[tz] isdst bug Europe/Dublin (tzdb-2019c)

Guy Harris guy at alum.mit.edu
Sat Dec 14 09:57:38 UTC 2019


On Dec 14, 2019, at 1:23 AM, Clive D.W. Feather <clive at davros.org> wrote:

> Guy Harris said:
>>> [1] For example, I've ensured that the Bluetooth Mesh standard uses TAI
>>> internally for all timestamps, leaving the leap second mess to the
>>> periphery.
>> 
>> Yes, section 5.1.1 "Time" of
>> 
>> 	https://www.bluetooth.org/docman/handlers/downloaddoc.ashx?doc_id=429634
>> 
>> specifies that the base representation of times is the number of seconds that have elapsed since 1999-12-31T23:59:28 UTC. :-) :-) :-) :-) :-)
> 
> Yes. But ...
> 
>> (I.e., the only way in which it "uses TAI" rather than using UTC is that the epoch is defined as an instant of time that has more zeroes in the way it's represented as TAI than in the way it's represented as UTC.  If it had been defined as the number of seconds that have elapsed since 2000-01-01T00:00:00 UTC. that would still "leave the leap second mess to the periphery"; it would just mean that the count of seconds would be 32 seconds lower.
> 
> No, that's not the only way.

What's the other way?

>> By the way, how is TAI, represented as YYYY-MM-DDTHH:MM:SS TAI, defined?  Does it have a Gregorian-style calendar made up entirely of 86400-second days, so that most years are exactly 31,536,000 seconds long, with some years being exactly 31,622,400 seconds long?
> 
> Yes, and that's a big part of "avoiding the mess" - you don't worry about
> time zones *or* leap seconds.

...unless you need to convert a Bluetooth Mesh time stamp to UTC.

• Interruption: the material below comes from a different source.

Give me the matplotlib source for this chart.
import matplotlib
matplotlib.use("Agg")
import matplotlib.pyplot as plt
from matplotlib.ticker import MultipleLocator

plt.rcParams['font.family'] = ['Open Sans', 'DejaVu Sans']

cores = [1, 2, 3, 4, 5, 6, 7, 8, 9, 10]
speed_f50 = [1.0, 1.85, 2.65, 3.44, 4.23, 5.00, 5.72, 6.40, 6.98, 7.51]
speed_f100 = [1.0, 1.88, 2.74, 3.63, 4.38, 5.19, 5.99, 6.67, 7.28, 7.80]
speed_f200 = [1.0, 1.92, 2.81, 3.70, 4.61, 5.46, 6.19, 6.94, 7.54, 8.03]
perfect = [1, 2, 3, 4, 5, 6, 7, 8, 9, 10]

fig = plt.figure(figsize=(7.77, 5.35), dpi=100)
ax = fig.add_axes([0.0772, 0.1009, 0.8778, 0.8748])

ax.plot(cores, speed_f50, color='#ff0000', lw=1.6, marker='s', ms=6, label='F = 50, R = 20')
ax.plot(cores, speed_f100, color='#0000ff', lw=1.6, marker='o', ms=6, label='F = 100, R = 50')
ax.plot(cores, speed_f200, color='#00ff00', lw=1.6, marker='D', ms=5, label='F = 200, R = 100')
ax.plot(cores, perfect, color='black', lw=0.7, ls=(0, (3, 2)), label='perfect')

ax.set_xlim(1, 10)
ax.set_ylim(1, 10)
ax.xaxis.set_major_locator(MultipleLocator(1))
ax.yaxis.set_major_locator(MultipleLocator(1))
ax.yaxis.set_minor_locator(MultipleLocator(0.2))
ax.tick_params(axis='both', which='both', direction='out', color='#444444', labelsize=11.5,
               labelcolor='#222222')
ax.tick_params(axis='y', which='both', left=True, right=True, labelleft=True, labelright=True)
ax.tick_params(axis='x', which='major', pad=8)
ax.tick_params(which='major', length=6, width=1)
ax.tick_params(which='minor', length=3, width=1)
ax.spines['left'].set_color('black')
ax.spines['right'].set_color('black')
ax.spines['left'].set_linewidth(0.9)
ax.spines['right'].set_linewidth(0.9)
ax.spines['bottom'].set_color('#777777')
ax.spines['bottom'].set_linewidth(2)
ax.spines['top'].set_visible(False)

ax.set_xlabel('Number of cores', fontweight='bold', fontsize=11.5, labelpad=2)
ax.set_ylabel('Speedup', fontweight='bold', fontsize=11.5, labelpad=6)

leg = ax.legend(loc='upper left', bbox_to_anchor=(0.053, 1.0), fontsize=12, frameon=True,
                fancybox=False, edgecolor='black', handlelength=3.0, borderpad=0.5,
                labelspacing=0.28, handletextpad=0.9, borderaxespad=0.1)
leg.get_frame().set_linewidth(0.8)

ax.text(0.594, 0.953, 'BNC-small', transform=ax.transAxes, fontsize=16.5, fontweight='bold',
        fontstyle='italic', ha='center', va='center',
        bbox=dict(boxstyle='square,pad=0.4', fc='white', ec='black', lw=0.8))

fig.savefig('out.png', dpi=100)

And the same would be true if it counted the number of seconds that have elapsed since 2000-01-01T00:00:00 UTC.

>> If so, then there are at least four different flavors of time stamp, with "time stamp" defined as "label assigned to an instant of time":
>> 
>> 	1) "TAI-style calendar+clock", with a time stamp being a Gregorian-style YYYY-MM-DDTHH:MM:SS, with non-leap years being exactly 31,536,000 seconds long and leap years being exactly 31,622,400 seconds long, so that SS goes from 00 to 59, never to 60;
> 
> That's what Mesh uses when handling a "broken-down" time. Hence "TAI".

Preview doesn't report the word "broken" anywhere in the spec.  The times discussed in 5.1.4.2 Schedule Register presumably are, when no wildcards are involved, local dates/times, with a time stamp being a Gregorian-style YY-MM-DDTHH:MM:SS, and with non-leap years being either 31,536,000, 31,536,001, or 31,536,002 seconds long, and with leap years being either 31,622,400, 31,622,401, or 31,622,402 seconds long (which might disagree with most real-world clocks, as those clocks probably behave as if you had a UTC calendar and a clock that ticks like TAI, in the sense that it always goes from 23:59:59 to 00:00:00, but that's some number of seconds off from TAI).

The Time state includes TAI-UTC Delta Current, TAI-UTC Delta New, and TAI of Delta Change; those require dealing with leap seconds.

>> 	3) counts of seconds since a specified epoch, with the count including leap seconds;
> 
> And that's what Mesh uses when just counting seconds. I agree that it
> doesn't matter whether you could TAI seconds or UTC seconds, because
> they're exactly the same.

I.e., nothing prevents such a clock from

>> Note that 3) could use either a TAI-style calendar+clock or a UTC-style calendar+lock to specify the epoch; the same is true of 4).)
> 
> True. But that excludes your item 1.

3) and 4) both completely exclude 1) and 2) - they're all different schemes for time-stamping instants of time, so 1) excludes 2), 3), and 4), 2) excludes 1), 3), and 4), 3) excludes 1), 2), and 4), and 4) excludes 1), 2) and 3).  For 1) and 2), a time stamp would look like 2019-12-15T09:54:56; for 3) and 4), a time stamp would look like 1576317243.

Both 3) and 4) could use either a 1)-style stamp or a 2)-style stamp in whatever spec defines the epoch.

(The point is that, in a time stamping mechanism that stamps times with counts of seconds since an epoch, whether the count includes leap seconds is independent of whether the specification for the epoch includes the letters "T", "A", and "I" in sequence with no spaces between them or includes the letters "U", "T", and "C" in sequence with no spaces between them.)